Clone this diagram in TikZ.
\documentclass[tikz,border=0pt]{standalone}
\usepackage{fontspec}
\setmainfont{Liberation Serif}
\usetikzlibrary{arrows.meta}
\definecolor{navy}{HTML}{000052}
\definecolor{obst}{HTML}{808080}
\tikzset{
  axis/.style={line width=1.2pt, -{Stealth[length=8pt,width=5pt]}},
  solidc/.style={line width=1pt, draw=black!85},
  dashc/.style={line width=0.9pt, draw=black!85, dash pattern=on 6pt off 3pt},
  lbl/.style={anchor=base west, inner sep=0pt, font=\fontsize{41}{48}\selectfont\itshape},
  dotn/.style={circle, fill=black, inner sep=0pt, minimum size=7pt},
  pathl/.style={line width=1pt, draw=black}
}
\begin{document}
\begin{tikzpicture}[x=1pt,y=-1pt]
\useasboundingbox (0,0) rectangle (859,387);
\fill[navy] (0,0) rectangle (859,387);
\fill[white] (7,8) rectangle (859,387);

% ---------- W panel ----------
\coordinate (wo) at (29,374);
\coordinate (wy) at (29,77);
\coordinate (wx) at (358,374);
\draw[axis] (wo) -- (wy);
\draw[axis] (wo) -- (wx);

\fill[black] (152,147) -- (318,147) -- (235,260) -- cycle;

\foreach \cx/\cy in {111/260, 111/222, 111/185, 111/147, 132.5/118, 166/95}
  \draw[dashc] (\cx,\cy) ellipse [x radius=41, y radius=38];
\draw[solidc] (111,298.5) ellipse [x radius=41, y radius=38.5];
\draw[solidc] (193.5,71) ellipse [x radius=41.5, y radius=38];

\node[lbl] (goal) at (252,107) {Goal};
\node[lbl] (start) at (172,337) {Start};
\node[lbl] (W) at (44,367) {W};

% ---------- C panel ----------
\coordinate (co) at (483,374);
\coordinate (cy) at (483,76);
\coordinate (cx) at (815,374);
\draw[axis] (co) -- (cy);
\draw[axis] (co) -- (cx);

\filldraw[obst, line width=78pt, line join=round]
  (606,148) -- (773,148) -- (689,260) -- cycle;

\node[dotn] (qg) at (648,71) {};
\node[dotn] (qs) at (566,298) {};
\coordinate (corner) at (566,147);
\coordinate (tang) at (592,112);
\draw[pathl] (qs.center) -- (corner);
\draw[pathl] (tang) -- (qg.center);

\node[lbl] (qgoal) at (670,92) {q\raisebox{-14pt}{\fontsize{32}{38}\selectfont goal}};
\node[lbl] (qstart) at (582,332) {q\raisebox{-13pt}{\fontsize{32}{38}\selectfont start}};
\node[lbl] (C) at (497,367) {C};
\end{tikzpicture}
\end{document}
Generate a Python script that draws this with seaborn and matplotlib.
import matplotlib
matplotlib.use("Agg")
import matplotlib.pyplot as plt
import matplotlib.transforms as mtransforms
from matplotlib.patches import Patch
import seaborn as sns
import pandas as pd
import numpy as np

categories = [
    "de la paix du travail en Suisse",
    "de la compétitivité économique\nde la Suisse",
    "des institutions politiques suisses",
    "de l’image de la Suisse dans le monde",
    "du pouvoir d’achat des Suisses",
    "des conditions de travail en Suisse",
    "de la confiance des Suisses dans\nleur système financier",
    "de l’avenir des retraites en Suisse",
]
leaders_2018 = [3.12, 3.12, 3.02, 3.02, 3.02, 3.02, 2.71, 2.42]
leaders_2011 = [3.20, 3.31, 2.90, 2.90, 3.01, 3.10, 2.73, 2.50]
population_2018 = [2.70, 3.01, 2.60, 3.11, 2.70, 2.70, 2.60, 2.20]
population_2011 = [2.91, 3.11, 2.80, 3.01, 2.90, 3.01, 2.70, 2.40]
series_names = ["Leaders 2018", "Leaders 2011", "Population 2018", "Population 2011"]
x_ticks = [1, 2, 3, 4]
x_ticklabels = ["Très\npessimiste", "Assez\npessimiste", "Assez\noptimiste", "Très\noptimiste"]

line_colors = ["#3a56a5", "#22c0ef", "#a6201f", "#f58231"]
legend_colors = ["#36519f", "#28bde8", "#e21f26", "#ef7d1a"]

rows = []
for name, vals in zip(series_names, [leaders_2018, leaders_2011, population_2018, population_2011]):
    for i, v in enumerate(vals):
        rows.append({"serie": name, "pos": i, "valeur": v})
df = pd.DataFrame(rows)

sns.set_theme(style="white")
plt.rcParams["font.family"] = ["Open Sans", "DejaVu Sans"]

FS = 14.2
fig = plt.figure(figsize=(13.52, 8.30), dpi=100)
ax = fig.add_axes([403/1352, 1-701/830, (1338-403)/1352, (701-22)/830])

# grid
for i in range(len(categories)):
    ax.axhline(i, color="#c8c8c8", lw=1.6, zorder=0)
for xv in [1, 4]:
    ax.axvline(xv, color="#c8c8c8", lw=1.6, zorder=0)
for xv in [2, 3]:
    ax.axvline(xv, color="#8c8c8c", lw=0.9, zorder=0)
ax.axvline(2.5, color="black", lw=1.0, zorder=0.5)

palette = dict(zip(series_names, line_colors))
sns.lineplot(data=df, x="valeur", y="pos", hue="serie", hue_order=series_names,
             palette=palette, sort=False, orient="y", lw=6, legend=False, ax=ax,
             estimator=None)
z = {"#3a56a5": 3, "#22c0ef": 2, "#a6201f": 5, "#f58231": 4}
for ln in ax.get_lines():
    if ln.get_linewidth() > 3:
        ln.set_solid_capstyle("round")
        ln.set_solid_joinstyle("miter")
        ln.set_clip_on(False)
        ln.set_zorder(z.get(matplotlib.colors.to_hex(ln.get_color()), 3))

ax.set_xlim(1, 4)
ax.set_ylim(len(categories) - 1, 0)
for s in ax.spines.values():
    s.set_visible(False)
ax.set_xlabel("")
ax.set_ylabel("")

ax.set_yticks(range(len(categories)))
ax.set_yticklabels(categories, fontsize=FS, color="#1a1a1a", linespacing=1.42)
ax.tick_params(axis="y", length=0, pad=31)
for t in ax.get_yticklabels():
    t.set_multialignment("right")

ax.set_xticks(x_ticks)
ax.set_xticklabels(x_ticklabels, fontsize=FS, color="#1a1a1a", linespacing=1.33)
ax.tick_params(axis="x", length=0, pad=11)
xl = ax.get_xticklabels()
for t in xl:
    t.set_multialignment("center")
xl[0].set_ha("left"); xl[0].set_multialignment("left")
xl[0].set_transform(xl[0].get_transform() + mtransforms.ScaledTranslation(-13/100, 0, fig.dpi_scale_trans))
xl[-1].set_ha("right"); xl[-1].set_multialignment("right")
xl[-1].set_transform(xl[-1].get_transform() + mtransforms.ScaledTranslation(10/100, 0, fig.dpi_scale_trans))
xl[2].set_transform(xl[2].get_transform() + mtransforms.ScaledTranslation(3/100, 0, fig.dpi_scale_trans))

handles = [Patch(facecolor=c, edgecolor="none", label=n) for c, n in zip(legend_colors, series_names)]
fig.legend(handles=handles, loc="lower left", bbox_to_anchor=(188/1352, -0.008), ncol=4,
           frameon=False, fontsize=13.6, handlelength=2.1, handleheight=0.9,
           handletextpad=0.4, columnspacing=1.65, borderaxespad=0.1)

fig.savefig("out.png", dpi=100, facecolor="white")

**Given instruction:** Reproduce the data in full, exactly as presented.

**Solution to this task:**
Clone this diagram in TikZ.
\documentclass[tikz,border=0pt]{standalone}
\usepackage{fontspec}
\setmainfont{Liberation Serif}
\usetikzlibrary{arrows.meta}
\definecolor{navy}{HTML}{000052}
\definecolor{obst}{HTML}{808080}
\tikzset{
  axis/.style={line width=1.2pt, -{Stealth[length=8pt,width=5pt]}},
  solidc/.style={line width=1pt, draw=black!85},
  dashc/.style={line width=0.9pt, draw=black!85, dash pattern=on 6pt off 3pt},
  lbl/.style={anchor=base west, inner sep=0pt, font=\fontsize{41}{48}\selectfont\itshape},
  dotn/.style={circle, fill=black, inner sep=0pt, minimum size=7pt},
  pathl/.style={line width=1pt, draw=black}
}
\begin{document}
\begin{tikzpicture}[x=1pt,y=-1pt]
\useasboundingbox (0,0) rectangle (859,387);
\fill[navy] (0,0) rectangle (859,387);
\fill[white] (7,8) rectangle (859,387);

% ---------- W panel ----------
\coordinate (wo) at (29,374);
\coordinate (wy) at (29,77);
\coordinate (wx) at (358,374);
\draw[axis] (wo) -- (wy);
\draw[axis] (wo) -- (wx);

\fill[black] (152,147) -- (318,147) -- (235,260) -- cycle;

\foreach \cx/\cy in {111/260, 111/222, 111/185, 111/147, 132.5/118, 166/95}
  \draw[dashc] (\cx,\cy) ellipse [x radius=41, y radius=38];
\draw[solidc] (111,298.5) ellipse [x radius=41, y radius=38.5];
\draw[solidc] (193.5,71) ellipse [x radius=41.5, y radius=38];

\node[lbl] (goal) at (252,107) {Goal};
\node[lbl] (start) at (172,337) {Start};
\node[lbl] (W) at (44,367) {W};

% ---------- C panel ----------
\coordinate (co) at (483,374);
\coordinate (cy) at (483,76);
\coordinate (cx) at (815,374);
\draw[axis] (co) -- (cy);
\draw[axis] (co) -- (cx);

\filldraw[obst, line width=78pt, line join=round]
  (606,148) -- (773,148) -- (689,260) -- cycle;

\node[dotn] (qg) at (648,71) {};
\node[dotn] (qs) at (566,298) {};
\coordinate (corner) at (566,147);
\coordinate (tang) at (592,112);
\draw[pathl] (qs.center) -- (corner);
\draw[pathl] (tang) -- (qg.center);

\node[lbl] (qgoal) at (670,92) {q\raisebox{-14pt}{\fontsize{32}{38}\selectfont goal}};
\node[lbl] (qstart) at (582,332) {q\raisebox{-13pt}{\fontsize{32}{38}\selectfont start}};
\node[lbl] (C) at (497,367) {C};
\end{tikzpicture}
\end{document}
Generate a Python script that draws this with seaborn and matplotlib.
import matplotlib
matplotlib.use("Agg")
import matplotlib.pyplot as plt
import matplotlib.transforms as mtransforms
from matplotlib.patches import Patch
import seaborn as sns
import pandas as pd
import numpy as np

categories = [
    "de la paix du travail en Suisse",
    "de la compétitivité économique\nde la Suisse",
    "des institutions politiques suisses",
    "de l’image de la Suisse dans le monde",
    "du pouvoir d’achat des Suisses",
    "des conditions de travail en Suisse",
    "de la confiance des Suisses dans\nleur système financier",
    "de l’avenir des retraites en Suisse",
]
leaders_2018 = [3.12, 3.12, 3.02, 3.02, 3.02, 3.02, 2.71, 2.42]
leaders_2011 = [3.20, 3.31, 2.90, 2.90, 3.01, 3.10, 2.73, 2.50]
population_2018 = [2.70, 3.01, 2.60, 3.11, 2.70, 2.70, 2.60, 2.20]
population_2011 = [2.91, 3.11, 2.80, 3.01, 2.90, 3.01, 2.70, 2.40]
series_names = ["Leaders 2018", "Leaders 2011", "Population 2018", "Population 2011"]
x_ticks = [1, 2, 3, 4]
x_ticklabels = ["Très\npessimiste", "Assez\npessimiste", "Assez\noptimiste", "Très\noptimiste"]

line_colors = ["#3a56a5", "#22c0ef", "#a6201f", "#f58231"]
legend_colors = ["#36519f", "#28bde8", "#e21f26", "#ef7d1a"]

rows = []
for name, vals in zip(series_names, [leaders_2018, leaders_2011, population_2018, population_2011]):
    for i, v in enumerate(vals):
        rows.append({"serie": name, "pos": i, "valeur": v})
df = pd.DataFrame(rows)

sns.set_theme(style="white")
plt.rcParams["font.family"] = ["Open Sans", "DejaVu Sans"]

FS = 14.2
fig = plt.figure(figsize=(13.52, 8.30), dpi=100)
ax = fig.add_axes([403/1352, 1-701/830, (1338-403)/1352, (701-22)/830])

# grid
for i in range(len(categories)):
    ax.axhline(i, color="#c8c8c8", lw=1.6, zorder=0)
for xv in [1, 4]:
    ax.axvline(xv, color="#c8c8c8", lw=1.6, zorder=0)
for xv in [2, 3]:
    ax.axvline(xv, color="#8c8c8c", lw=0.9, zorder=0)
ax.axvline(2.5, color="black", lw=1.0, zorder=0.5)

palette = dict(zip(series_names, line_colors))
sns.lineplot(data=df, x="valeur", y="pos", hue="serie", hue_order=series_names,
             palette=palette, sort=False, orient="y", lw=6, legend=False, ax=ax,
             estimator=None)
z = {"#3a56a5": 3, "#22c0ef": 2, "#a6201f": 5, "#f58231": 4}
for ln in ax.get_lines():
    if ln.get_linewidth() > 3:
        ln.set_solid_capstyle("round")
        ln.set_solid_joinstyle("miter")
        ln.set_clip_on(False)
        ln.set_zorder(z.get(matplotlib.colors.to_hex(ln.get_color()), 3))

ax.set_xlim(1, 4)
ax.set_ylim(len(categories) - 1, 0)
for s in ax.spines.values():
    s.set_visible(False)
ax.set_xlabel("")
ax.set_ylabel("")

ax.set_yticks(range(len(categories)))
ax.set_yticklabels(categories, fontsize=FS, color="#1a1a1a", linespacing=1.42)
ax.tick_params(axis="y", length=0, pad=31)
for t in ax.get_yticklabels():
    t.set_multialignment("right")

ax.set_xticks(x_ticks)
ax.set_xticklabels(x_ticklabels, fontsize=FS, color="#1a1a1a", linespacing=1.33)
ax.tick_params(axis="x", length=0, pad=11)
xl = ax.get_xticklabels()
for t in xl:
    t.set_multialignment("center")
xl[0].set_ha("left"); xl[0].set_multialignment("left")
xl[0].set_transform(xl[0].get_transform() + mtransforms.ScaledTranslation(-13/100, 0, fig.dpi_scale_trans))
xl[-1].set_ha("right"); xl[-1].set_multialignment("right")
xl[-1].set_transform(xl[-1].get_transform() + mtransforms.ScaledTranslation(10/100, 0, fig.dpi_scale_trans))
xl[2].set_transform(xl[2].get_transform() + mtransforms.ScaledTranslation(3/100, 0, fig.dpi_scale_trans))

handles = [Patch(facecolor=c, edgecolor="none", label=n) for c, n in zip(legend_colors, series_names)]
fig.legend(handles=handles, loc="lower left", bbox_to_anchor=(188/1352, -0.008), ncol=4,
           frameon=False, fontsize=13.6, handlelength=2.1, handleheight=0.9,
           handletextpad=0.4, columnspacing=1.65, borderaxespad=0.1)

fig.savefig("out.png", dpi=100, facecolor="white")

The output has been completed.